--- Task requirements ---
Reproduce the listing word for word. Skip any image.

--- Information provided ---
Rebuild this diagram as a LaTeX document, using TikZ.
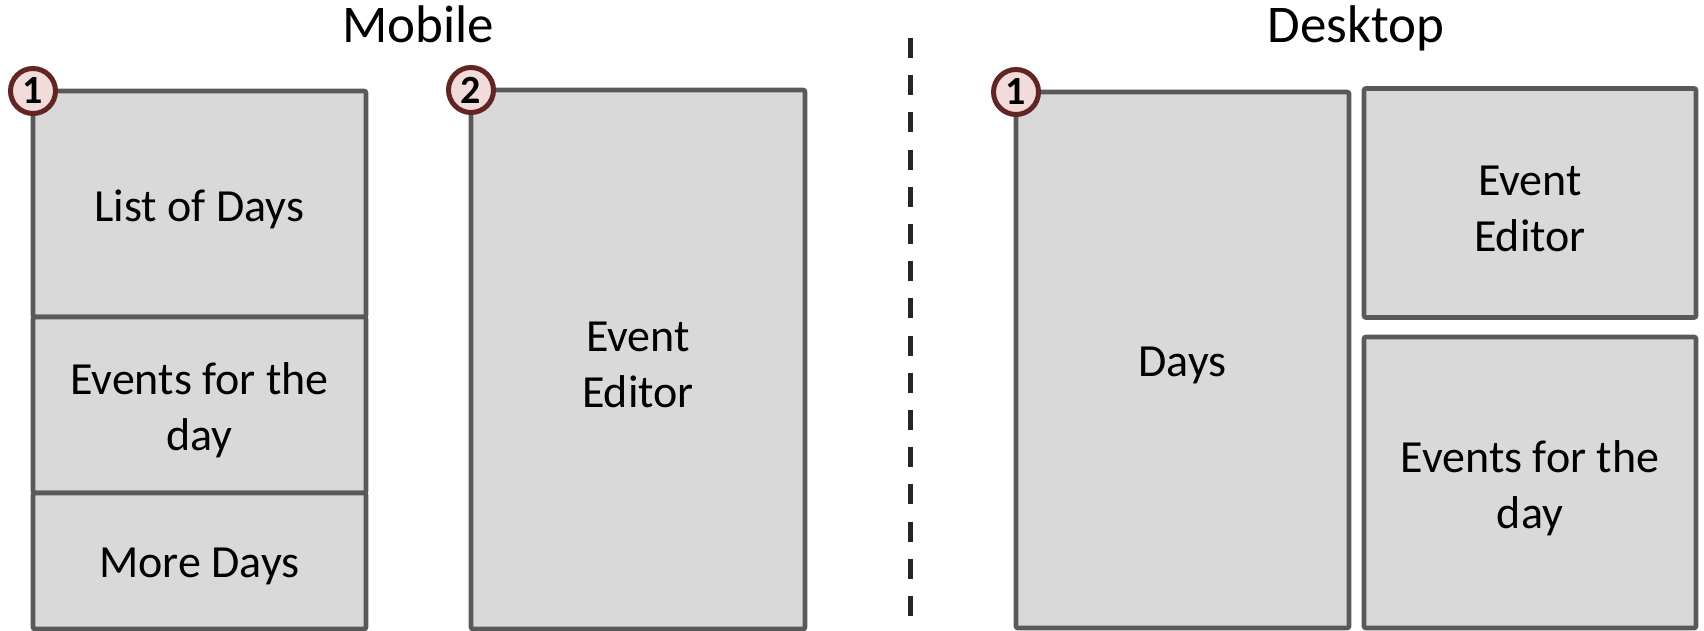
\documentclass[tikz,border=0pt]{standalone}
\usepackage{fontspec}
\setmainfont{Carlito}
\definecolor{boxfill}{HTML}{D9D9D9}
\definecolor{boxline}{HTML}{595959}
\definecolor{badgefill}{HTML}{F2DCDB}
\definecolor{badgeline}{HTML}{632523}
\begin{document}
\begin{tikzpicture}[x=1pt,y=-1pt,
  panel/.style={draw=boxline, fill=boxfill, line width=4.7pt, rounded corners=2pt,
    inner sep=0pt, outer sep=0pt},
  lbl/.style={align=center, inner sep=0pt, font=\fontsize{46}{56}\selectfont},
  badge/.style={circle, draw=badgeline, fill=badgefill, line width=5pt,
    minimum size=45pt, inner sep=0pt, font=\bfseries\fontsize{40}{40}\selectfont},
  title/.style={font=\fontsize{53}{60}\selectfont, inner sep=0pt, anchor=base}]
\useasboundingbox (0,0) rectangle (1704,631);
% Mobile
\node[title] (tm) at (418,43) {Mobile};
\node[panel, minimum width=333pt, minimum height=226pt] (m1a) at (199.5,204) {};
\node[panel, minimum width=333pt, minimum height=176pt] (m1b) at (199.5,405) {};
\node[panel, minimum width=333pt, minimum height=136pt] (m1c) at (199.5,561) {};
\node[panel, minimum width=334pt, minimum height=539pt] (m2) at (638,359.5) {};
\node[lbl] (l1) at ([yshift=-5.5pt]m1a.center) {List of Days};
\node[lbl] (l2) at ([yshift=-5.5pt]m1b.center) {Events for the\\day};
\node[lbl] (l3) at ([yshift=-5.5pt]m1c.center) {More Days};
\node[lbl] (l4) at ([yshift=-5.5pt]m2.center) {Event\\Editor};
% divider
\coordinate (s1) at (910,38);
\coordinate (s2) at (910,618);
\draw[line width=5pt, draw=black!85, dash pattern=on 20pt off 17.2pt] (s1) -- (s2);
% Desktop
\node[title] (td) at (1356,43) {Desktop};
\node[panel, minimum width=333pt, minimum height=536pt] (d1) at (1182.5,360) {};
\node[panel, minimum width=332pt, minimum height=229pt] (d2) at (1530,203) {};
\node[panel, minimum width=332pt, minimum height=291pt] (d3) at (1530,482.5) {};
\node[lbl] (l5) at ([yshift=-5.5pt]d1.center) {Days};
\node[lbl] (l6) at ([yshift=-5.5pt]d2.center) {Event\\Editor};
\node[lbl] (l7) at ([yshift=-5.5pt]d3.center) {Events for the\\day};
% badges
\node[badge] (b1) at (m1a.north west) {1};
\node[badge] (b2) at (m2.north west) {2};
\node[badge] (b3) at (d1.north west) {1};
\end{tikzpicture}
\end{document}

--- Full solution ---
Rebuild this diagram as a LaTeX document, using TikZ.
\documentclass[tikz,border=0pt]{standalone}
\usepackage{fontspec}
\setmainfont{Carlito}
\definecolor{boxfill}{HTML}{D9D9D9}
\definecolor{boxline}{HTML}{595959}
\definecolor{badgefill}{HTML}{F2DCDB}
\definecolor{badgeline}{HTML}{632523}
\begin{document}
\begin{tikzpicture}[x=1pt,y=-1pt,
  panel/.style={draw=boxline, fill=boxfill, line width=4.7pt, rounded corners=2pt,
    inner sep=0pt, outer sep=0pt},
  lbl/.style={align=center, inner sep=0pt, font=\fontsize{46}{56}\selectfont},
  badge/.style={circle, draw=badgeline, fill=badgefill, line width=5pt,
    minimum size=45pt, inner sep=0pt, font=\bfseries\fontsize{40}{40}\selectfont},
  title/.style={font=\fontsize{53}{60}\selectfont, inner sep=0pt, anchor=base}]
\useasboundingbox (0,0) rectangle (1704,631);
% Mobile
\node[title] (tm) at (418,43) {Mobile};
\node[panel, minimum width=333pt, minimum height=226pt] (m1a) at (199.5,204) {};
\node[panel, minimum width=333pt, minimum height=176pt] (m1b) at (199.5,405) {};
\node[panel, minimum width=333pt, minimum height=136pt] (m1c) at (199.5,561) {};
\node[panel, minimum width=334pt, minimum height=539pt] (m2) at (638,359.5) {};
\node[lbl] (l1) at ([yshift=-5.5pt]m1a.center) {List of Days};
\node[lbl] (l2) at ([yshift=-5.5pt]m1b.center) {Events for the\\day};
\node[lbl] (l3) at ([yshift=-5.5pt]m1c.center) {More Days};
\node[lbl] (l4) at ([yshift=-5.5pt]m2.center) {Event\\Editor};
% divider
\coordinate (s1) at (910,38);
\coordinate (s2) at (910,618);
\draw[line width=5pt, draw=black!85, dash pattern=on 20pt off 17.2pt] (s1) -- (s2);
% Desktop
\node[title] (td) at (1356,43) {Desktop};
\node[panel, minimum width=333pt, minimum height=536pt] (d1) at (1182.5,360) {};
\node[panel, minimum width=332pt, minimum height=229pt] (d2) at (1530,203) {};
\node[panel, minimum width=332pt, minimum height=291pt] (d3) at (1530,482.5) {};
\node[lbl] (l5) at ([yshift=-5.5pt]d1.center) {Days};
\node[lbl] (l6) at ([yshift=-5.5pt]d2.center) {Event\\Editor};
\node[lbl] (l7) at ([yshift=-5.5pt]d3.center) {Events for the\\day};
% badges
\node[badge] (b1) at (m1a.north west) {1};
\node[badge] (b2) at (m2.north west) {2};
\node[badge] (b3) at (d1.north west) {1};
\end{tikzpicture}
\end{document}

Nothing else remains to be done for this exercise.